- Born: Atlanta, Georgia
- Education: High School of Performing Arts, Elmira College, Harvard University
- Occupations: Investigative journalist, Nonprofit director
- Notable credit(s): NOW with Bill Moyers 20/20 48 Hours
- Parent(s): Alan Baskin and Suzanne Pallister

= Roberta Baskin =

American journalist and nonprofit director

Roberta Baskin is an American journalist and nonprofit director. She co-founded and served as Executive Director of the AIM2Flourish global learning initiative, hosted at Fowler Center for Business as an Agent of World Benefit at the Weatherhead School of Management at Case Western Reserve University in Cleveland, Ohio.

== Early life and education ==
Baskin grew up in Manhattan's Greenwich Village. She attended New York's High School of Performing Arts, graduating in 1969. She later attended Elmira College.

== Career ==
Baskin began her career as an investigative reporter in Chicago. She was the senior Washington correspondent for NOW with Bill Moyers, senior investigative producer for the ABC newsmagazine 20/20, chief investigative correspondent for the CBS newsmagazine 48 Hours, and contributed special reports to the CBS Evening News. Later, she was the Director of the Investigative Team at WJLA-TV in Washington, D.C. until early 2009.
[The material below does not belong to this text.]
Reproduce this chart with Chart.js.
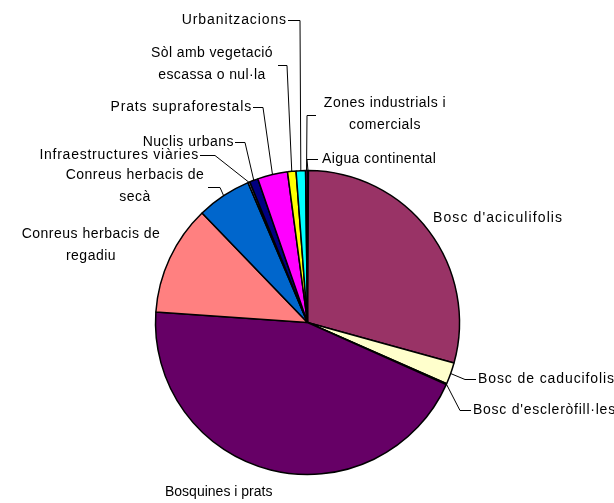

She also served as Executive Director for the Center for Public Integrity, and as the Director of Media Communications for the Office of the Inspector General at the United States Department of Health and Human Services.

Baskin is active in journalism organizations and has been a guest lecturer internationally. She served on the board of directors of the Fund for Investigative Journalism for thirteen years, was elected to a term on the Board of Directors for Investigative Reporters and Editors, and has served on the Nieman Fellows Selection Committee and the Executive Committee of the Nieman Foundation's Advisory Board,

Baskin has won more than 75 journalism prizes, including three duPont-Columbia University Awards, two George Foster Peabody Awards, the Investigative Reporters and Editors Award, the Radio-Television News Directors Edward R. Murrow Award, the Joe A. Callaway Award for Civic Courage, and numerous Emmy Awards, including the Ted Yates Emmy Award for Outstanding Service to the Community.

Baskin has been honored with a Nieman Fellowship at Harvard University, and an Ethics Fellowship at the Poynter Institute.